* DATA
>>>>
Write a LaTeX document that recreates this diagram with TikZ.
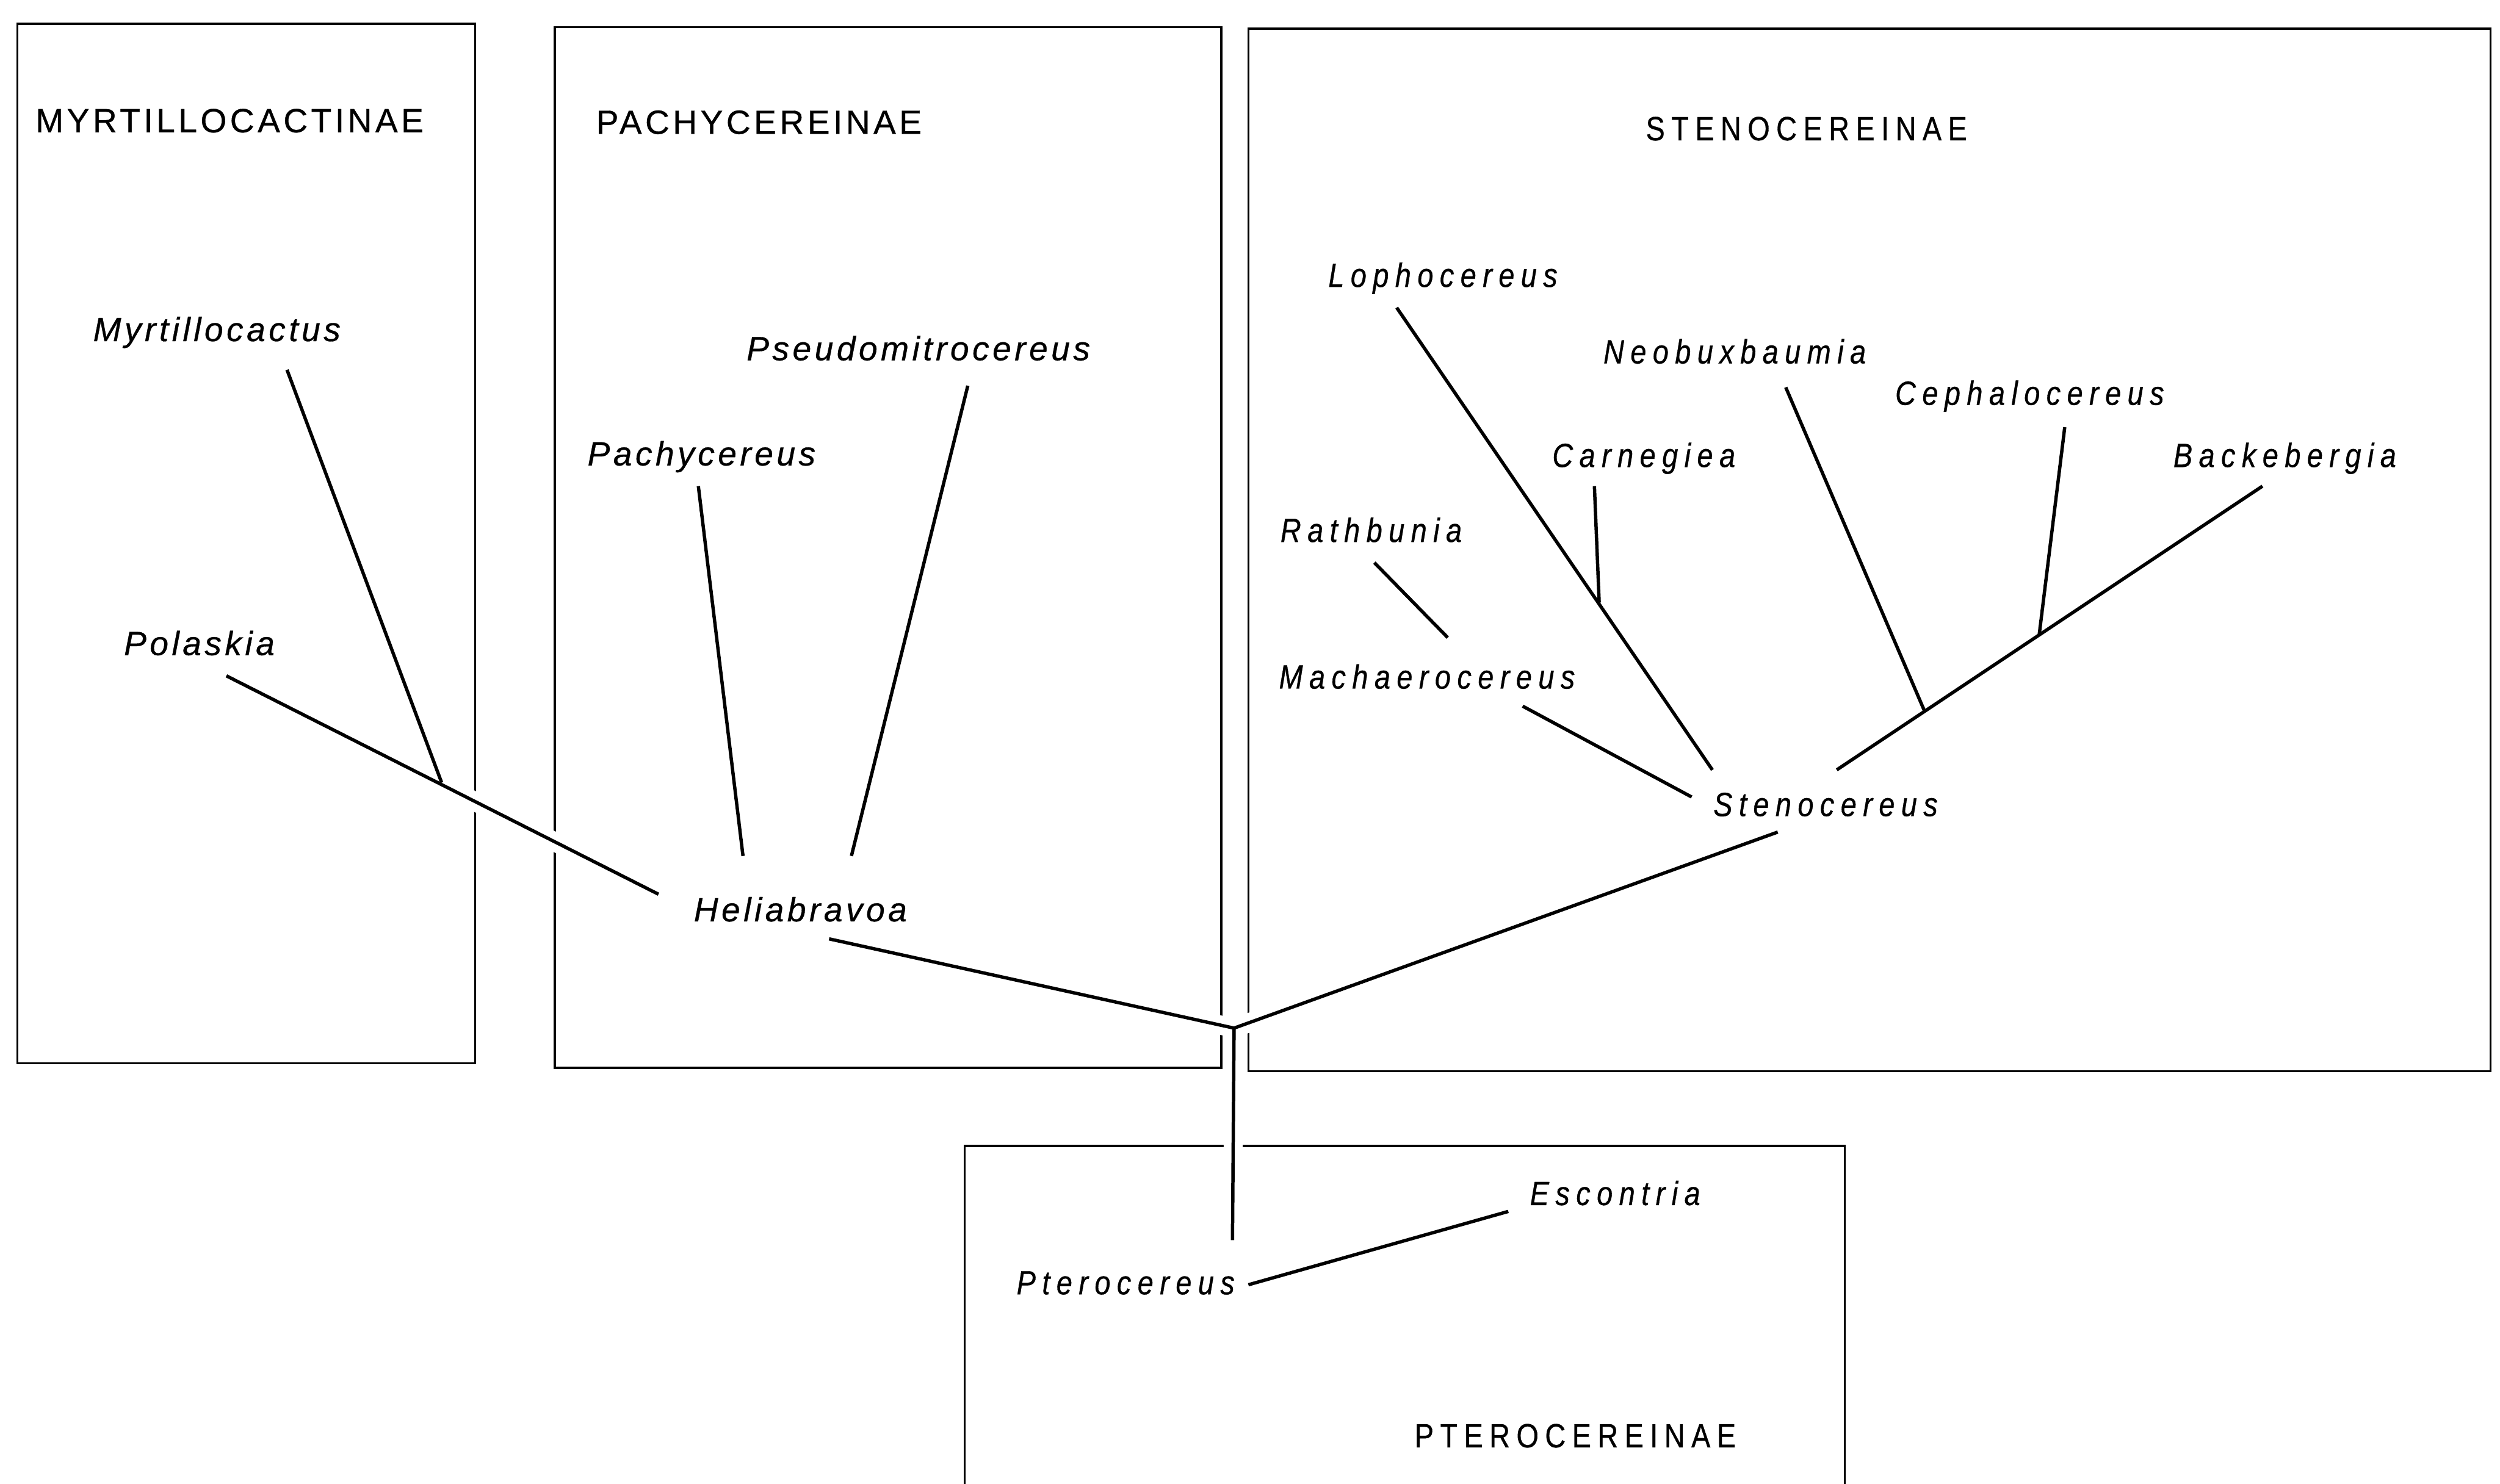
\documentclass[tikz,border=0pt]{standalone}
\usepackage{fontspec}
% two letterings: round and wide on the left, narrow on the right
\newfontfamily\roundfont{Liberation Sans}[LetterSpace=10, FakeBold=0.6]
\newfontfamily\narrowfont{Liberation Sans}[LetterSpace=19, FakeStretch=0.85, FakeBold=0.6]
\tikzset{
  frame/.style={draw=black, line width=0.27mm},
  branch/.style={draw=black, line width=0.42mm},
  halo/.style={draw=white, line width=2.4mm},
  taxon/.style={font=\roundfont\itshape\fontsize{12}{14}\selectfont, inner sep=0pt, anchor=base},
  taxon narrow/.style={taxon, font=\narrowfont\itshape\fontsize{12}{14}\selectfont},
  tribename/.style={font=\roundfont\fontsize{12}{14}\selectfont, inner sep=0pt, anchor=base},
  tribename narrow/.style={tribename, font=\narrowfont\fontsize{12}{14}\selectfont},
}
% tree edges, as pairs of named points
\def\branches{myrt-t/myrt-j, pola-t/heli-up, pach-t/heli-pa, pseu-t/heli-ps,
  heli-dn/root, sten-dn/root, root/pter-up, pter-rt/esco-t,
  loph-t/sten-lo, carn-t/carn-j, rath-t/mach-up, mach-t/sten-ma,
  sten-up/back-t, neob-t/neob-j, ceph-t/ceph-j}

\begin{document}
\begin{tikzpicture}[x=0.2mm, y=-0.2mm]
  \fill[white] (0,0) rectangle (1568,931);
  \useasboundingbox (0,0) rectangle (1568,931);
  % subtribe frames
  \draw[frame] (11,15) rectangle (298,667);
  \draw[frame] (348,17) rectangle (766,670);
  \draw[frame] (783,18) rectangle (1562,672);
  \draw[frame] (605,931) -- (605,719) -- (1157,719) -- (1157,931);
  % branch ends and forks
  \coordinate (myrt-t) at (180,232);
  \coordinate (myrt-j) at (277,491);
  \coordinate (pola-t) at (142,424);
  \coordinate (pach-t) at (438,305);
  \coordinate (pseu-t) at (607,242);
  \coordinate (heli-up) at (413,561);
  \coordinate (heli-pa) at (466,537);
  \coordinate (heli-ps) at (534,537);
  \coordinate (heli-dn) at (520,589);
  \coordinate (root) at (774,645);
  \coordinate (pter-up) at (773,778);
  \coordinate (pter-rt) at (783,806);
  \coordinate (esco-t) at (946,760);
  \coordinate (sten-dn) at (1115,522);
  \coordinate (sten-lo) at (1074,483);
  \coordinate (sten-ma) at (1061,500);
  \coordinate (sten-up) at (1152,483);
  \coordinate (loph-t) at (876,193);
  \coordinate (carn-t) at (1000,305);
  \coordinate (carn-j) at (1003,378);
  \coordinate (rath-t) at (862,353);
  \coordinate (mach-up) at (908,400);
  \coordinate (mach-t) at (955,443);
  \coordinate (neob-t) at (1120,243);
  \coordinate (neob-j) at (1207,446);
  \coordinate (ceph-t) at (1295,268);
  \coordinate (ceph-j) at (1279,398);
  \coordinate (back-t) at (1419,305);
  % white gaps where edges cross the frames, then the edges
  \foreach \a/\b in \branches
    \draw[halo] (\a) -- (\b);
  \foreach \a/\b in \branches
    \draw[branch] (\a) -- (\b);
  % subtribes
  \node[tribename] (myrtillo) at (144,83) {MYRTILLOCACTINAE};
  \node[tribename] (pachy) at (476,84) {PACHYCEREINAE};
  \node[tribename narrow] (steno) at (1133,88) {STENOCEREINAE};
  \node[tribename narrow] (ptero) at (988,908) {PTEROCEREINAE};
  % genera
  \node[taxon] (myrt) at (136,214) {Myrtillocactus};
  \node[taxon] (pola) at (125,411) {Polaskia};
  \node[taxon] (pach) at (440,292) {Pachycereus};
  \node[taxon] (pseu) at (576,226) {Pseudomitrocereus};
  \node[taxon] (heli) at (502,578) {Heliabravoa};
  \node[taxon narrow] (loph) at (905,180) {Lophocereus};
  \node[taxon narrow] (carn) at (1031,293) {Carnegiea};
  \node[taxon narrow] (rath) at (860,340) {Rathbunia};
  \node[taxon narrow] (mach) at (895,432) {Machaerocereus};
  \node[taxon narrow] (neob) at (1088,228) {Neobuxbaumia};
  \node[taxon narrow] (ceph) at (1273,254) {Cephalocereus};
  \node[taxon narrow] (back) at (1433,293) {Backebergia};
  \node[taxon narrow] (sten) at (1145,512) {Stenocereus};
  \node[taxon narrow] (esco) at (1013,756) {Escontria};
  \node[taxon narrow] (pter) at (706,812) {Pterocereus};
\end{tikzpicture}
\end{document}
<<<<
* EXERCISE PROMPT
The listing above needs to be output again exactly. Don't include the pictures.

* WRITTEN SOLUTION
Write a LaTeX document that recreates this diagram with TikZ.
\documentclass[tikz,border=0pt]{standalone}
\usepackage{fontspec}
% two letterings: round and wide on the left, narrow on the right
\newfontfamily\roundfont{Liberation Sans}[LetterSpace=10, FakeBold=0.6]
\newfontfamily\narrowfont{Liberation Sans}[LetterSpace=19, FakeStretch=0.85, FakeBold=0.6]
\tikzset{
  frame/.style={draw=black, line width=0.27mm},
  branch/.style={draw=black, line width=0.42mm},
  halo/.style={draw=white, line width=2.4mm},
  taxon/.style={font=\roundfont\itshape\fontsize{12}{14}\selectfont, inner sep=0pt, anchor=base},
  taxon narrow/.style={taxon, font=\narrowfont\itshape\fontsize{12}{14}\selectfont},
  tribename/.style={font=\roundfont\fontsize{12}{14}\selectfont, inner sep=0pt, anchor=base},
  tribename narrow/.style={tribename, font=\narrowfont\fontsize{12}{14}\selectfont},
}
% tree edges, as pairs of named points
\def\branches{myrt-t/myrt-j, pola-t/heli-up, pach-t/heli-pa, pseu-t/heli-ps,
  heli-dn/root, sten-dn/root, root/pter-up, pter-rt/esco-t,
  loph-t/sten-lo, carn-t/carn-j, rath-t/mach-up, mach-t/sten-ma,
  sten-up/back-t, neob-t/neob-j, ceph-t/ceph-j}

\begin{document}
\begin{tikzpicture}[x=0.2mm, y=-0.2mm]
  \fill[white] (0,0) rectangle (1568,931);
  \useasboundingbox (0,0) rectangle (1568,931);
  % subtribe frames
  \draw[frame] (11,15) rectangle (298,667);
  \draw[frame] (348,17) rectangle (766,670);
  \draw[frame] (783,18) rectangle (1562,672);
  \draw[frame] (605,931) -- (605,719) -- (1157,719) -- (1157,931);
  % branch ends and forks
  \coordinate (myrt-t) at (180,232);
  \coordinate (myrt-j) at (277,491);
  \coordinate (pola-t) at (142,424);
  \coordinate (pach-t) at (438,305);
  \coordinate (pseu-t) at (607,242);
  \coordinate (heli-up) at (413,561);
  \coordinate (heli-pa) at (466,537);
  \coordinate (heli-ps) at (534,537);
  \coordinate (heli-dn) at (520,589);
  \coordinate (root) at (774,645);
  \coordinate (pter-up) at (773,778);
  \coordinate (pter-rt) at (783,806);
  \coordinate (esco-t) at (946,760);
  \coordinate (sten-dn) at (1115,522);
  \coordinate (sten-lo) at (1074,483);
  \coordinate (sten-ma) at (1061,500);
  \coordinate (sten-up) at (1152,483);
  \coordinate (loph-t) at (876,193);
  \coordinate (carn-t) at (1000,305);
  \coordinate (carn-j) at (1003,378);
  \coordinate (rath-t) at (862,353);
  \coordinate (mach-up) at (908,400);
  \coordinate (mach-t) at (955,443);
  \coordinate (neob-t) at (1120,243);
  \coordinate (neob-j) at (1207,446);
  \coordinate (ceph-t) at (1295,268);
  \coordinate (ceph-j) at (1279,398);
  \coordinate (back-t) at (1419,305);
  % white gaps where edges cross the frames, then the edges
  \foreach \a/\b in \branches
    \draw[halo] (\a) -- (\b);
  \foreach \a/\b in \branches
    \draw[branch] (\a) -- (\b);
  % subtribes
  \node[tribename] (myrtillo) at (144,83) {MYRTILLOCACTINAE};
  \node[tribename] (pachy) at (476,84) {PACHYCEREINAE};
  \node[tribename narrow] (steno) at (1133,88) {STENOCEREINAE};
  \node[tribename narrow] (ptero) at (988,908) {PTEROCEREINAE};
  % genera
  \node[taxon] (myrt) at (136,214) {Myrtillocactus};
  \node[taxon] (pola) at (125,411) {Polaskia};
  \node[taxon] (pach) at (440,292) {Pachycereus};
  \node[taxon] (pseu) at (576,226) {Pseudomitrocereus};
  \node[taxon] (heli) at (502,578) {Heliabravoa};
  \node[taxon narrow] (loph) at (905,180) {Lophocereus};
  \node[taxon narrow] (carn) at (1031,293) {Carnegiea};
  \node[taxon narrow] (rath) at (860,340) {Rathbunia};
  \node[taxon narrow] (mach) at (895,432) {Machaerocereus};
  \node[taxon narrow] (neob) at (1088,228) {Neobuxbaumia};
  \node[taxon narrow] (ceph) at (1273,254) {Cephalocereus};
  \node[taxon narrow] (back) at (1433,293) {Backebergia};
  \node[taxon narrow] (sten) at (1145,512) {Stenocereus};
  \node[taxon narrow] (esco) at (1013,756) {Escontria};
  \node[taxon narrow] (pter) at (706,812) {Pterocereus};
\end{tikzpicture}
\end{document}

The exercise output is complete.